Wednesday, August 7, 2013

yOu...

i love watching you sleep. Just lying by your side and staring at your face. i never tire of doing it and perhaps never will. looking at you while you peacefully doze off and fill the room with the sound of your snore which meeans you are in deep slumber, makes me feel contentment and happiness i have never felt before.I never knew happiness...happiness never knew me, but you introduced us and now gone are the days that I hopelessly wonder what will become of me, forgotten are the times when tears and loneliness succumb me. i was broken yet you picked me up. you saw through the shattered remnants of my being and believed in me. I almost thought there was nothing left i could give...nothing left to share..but you proved me wrong.

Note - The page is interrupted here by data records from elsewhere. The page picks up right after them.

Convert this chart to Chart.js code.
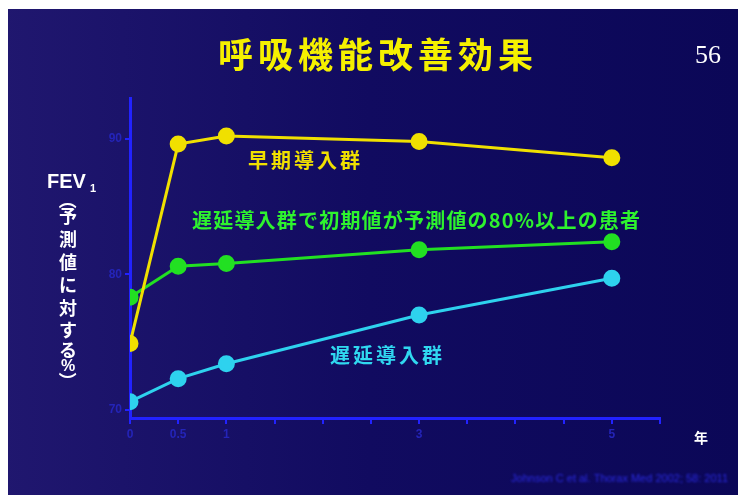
<!DOCTYPE html>
<html>
<head>
<meta charset="utf-8">
<script src="https://cdn.jsdelivr.net/npm/chart.js@4.4.1/dist/chart.umd.min.js"></script>
<style>
  html, body { margin: 0; padding: 0; background: #ffffff; }
  #wrap { width: 738px; height: 495px; }
</style>
</head>
<body>
<div id="wrap"><canvas id="chart" width="738" height="495"></canvas></div>
<script>
// years after start
const years = [0, 0.5, 1, 3, 5];
// FEV1 (% of predicted)
const earlyGroup = [74.9, 89.6, 90.2, 89.8, 88.6];
const lateHighGroup = [78.3, 80.6, 80.8, 81.8, 82.4];
const lateGroup = [70.6, 72.3, 73.4, 77.0, 79.7];
// axis ticks
const xTicks = [0, 0.5, 1, 1.5, 2, 2.5, 3, 3.5, 4, 4.5, 5, 5.5];
const xTickLabels = ['0', '0.5', '1', '', '', '', '3', '', '', '', '5', ''];
const yTicks = [70, 80, 90];

const JP = '"Noto Sans CJK JP", "Noto Sans", sans-serif';
const axisBlue = '#2222ff';

function points(vals) {
    return years.map((x, i) => ({ x: x, y: vals[i] }));
}

function series(label, vals, color) {
    return {
        label: label,
        data: points(vals),
        borderColor: color,
        backgroundColor: color,
        pointBackgroundColor: color,
        pointBorderColor: color,
        pointRadius: 7,
        borderWidth: 3,
        tension: 0
    };
}

// background, title, labels drawn around the plot
const slideDecor = {
    id: 'slideDecor',
    beforeDraw(chart) {
        const ctx = chart.ctx;
        ctx.save();
        ctx.fillStyle = '#ffffff';
        ctx.fillRect(0, 0, 738, 495);
        const g = ctx.createLinearGradient(0, 0, 738, 0);
        g.addColorStop(0, '#20176f');
        g.addColorStop(0.5, '#110b60');
        g.addColorStop(1, '#0b0757');
        ctx.fillStyle = g;
        ctx.fillRect(8, 9, 730, 486);
        ctx.restore();
    },
    afterDraw(chart) {
        const ctx = chart.ctx;
        ctx.save();
        ctx.textBaseline = 'middle';

        // title
        ctx.textAlign = 'center';
        ctx.fillStyle = '#f5f000';
        ctx.font = 'bold 35px ' + JP;
        ctx.letterSpacing = '5px';
        ctx.fillText('呼吸機能改善効果', 378, 55);
        ctx.letterSpacing = '0px';

        // page number
        ctx.fillStyle = '#ffffff';
        ctx.font = '26px "Liberation Serif", serif';
        ctx.fillText('56', 708, 56);

        // series labels
        ctx.textAlign = 'left';
        ctx.font = 'bold 20px ' + JP;
        ctx.letterSpacing = '3px';
        ctx.fillStyle = '#f0e000';
        ctx.fillText('早期導入群', 248, 160);
        ctx.fillStyle = '#2ef32e';
        ctx.letterSpacing = '1.2px';
        ctx.fillText('遅延導入群で初期値が予測値の80%以上の患者', 192, 220);
        ctx.fillStyle = '#30d8f0';
        ctx.letterSpacing = '3px';
        ctx.fillText('遅延導入群', 330, 355);
        ctx.letterSpacing = '0px';

        // y-axis title
        ctx.fillStyle = '#ffffff';
        ctx.font = 'bold 20px "Liberation Sans", sans-serif';
        ctx.fillText('FEV', 47, 182);
        ctx.font = 'bold 11px "Liberation Sans", sans-serif';
        ctx.fillText('1', 90, 189);
        const vchars = ['予', '測', '値', 'に', '対', 'す', 'る', '%'];
        const vy = [216, 239, 262, 285, 308, 330, 350, 367];
        ctx.textAlign = 'center';
        ctx.font = 'bold 18px ' + JP;
        vchars.forEach((c, i) => {
            if (c === '%') ctx.font = 'bold 16px "Liberation Sans", sans-serif';
            ctx.fillText(c, 68, vy[i]);
        });
        // rotated parentheses
        ctx.font = 'bold 18px ' + JP;
        [['（', 200], ['）', 381]].forEach(([c, y]) => {
            ctx.save();
            ctx.translate(68, y);
            ctx.rotate(Math.PI / 2);
            ctx.fillText(c, 0, 0);
            ctx.restore();
        });

        // x-axis unit
        ctx.font = 'bold 14px ' + JP;
        ctx.fillText('年', 701, 438);

        // source line (blurred in the original)
        ctx.filter = 'blur(1.2px)';
        ctx.fillStyle = '#2a2ae0';
        ctx.textAlign = 'right';
        ctx.font = '11px "Liberation Sans", sans-serif';
        ctx.fillText('Johnson C et al. Thorax Med 2002; 58: 2011', 728, 479);
        ctx.filter = 'none';
        ctx.restore();
    }
};

const config = {
    type: 'line',
    data: {
        datasets: [
            series('早期導入群', earlyGroup, '#f0e000'),
            series('遅延導入群で初期値が予測値の80%以上の患者', lateHighGroup, '#22e022'),
            series('遅延導入群', lateGroup, '#2ed2ee')
        ]
    },
    options: {
        responsive: false,
        animation: false,
        layout: { padding: { left: 88, right: 78, top: 98, bottom: 47 } },
        plugins: {
            legend: { display: false },
            tooltip: { enabled: false }
        },
        scales: {
            x: {
                type: 'linear',
                min: 0,
                max: 5.5,
                afterFit(scale) { scale.height = 30; },
                afterBuildTicks(scale) { scale.ticks = xTicks.map(v => ({ value: v })); },
                border: { color: axisBlue, width: 3 },
                grid: { drawOnChartArea: false, drawTicks: true, tickLength: 6, color: axisBlue, lineWidth: 2 },
                ticks: {
                    autoSkip: false,
                    maxRotation: 0,
                    color: '#2424b8',
                    font: { size: 12, weight: 'bold', family: '"Liberation Sans", sans-serif' },
                    callback: (v, i) => xTickLabels[i]
                }
            },
            y: {
                min: 69.4,
                max: 93,
                afterFit(scale) { scale.width = 42; },
                afterBuildTicks(scale) { scale.ticks = yTicks.map(v => ({ value: v })); },
                border: { color: axisBlue, width: 3 },
                grid: { drawOnChartArea: false, drawTicks: true, tickLength: 5, color: axisBlue, lineWidth: 2 },
                ticks: {
                    color: '#2424b8',
                    font: { size: 12, weight: 'bold', family: '"Liberation Sans", sans-serif' }
                }
            }
        }
    },
    plugins: [slideDecor]
};

document.addEventListener('DOMContentLoaded', function() {
    const ctx = document.getElementById('chart').getContext('2d');
    window.fevChart = new Chart(ctx, config);
});
</script>
</body>
</html>
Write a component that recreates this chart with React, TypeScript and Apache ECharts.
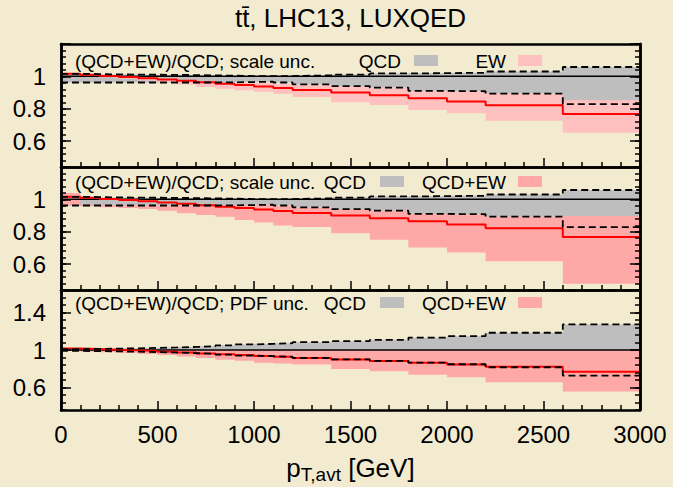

It was like you knew me better than i knew myself. you made me feel special..made me feel loved...made me realize i am beautiful and worthy of happiness like everyone else. before you, i thought i was void...an empty shell...the past battle has consumed me entirely but little by little...day after day..i heal. and little by little ever so gently, hope and faith came seeping right back. there was indeed a rainbow after the rain and i can see that now. and as i inch my way to recovery, ill stay here beside you..watching you sleep..staring at your face and listening to you snore. ill never tire of doing it until we grow old together..now and forevermore...I LOVE YOU...Happy Anniversary!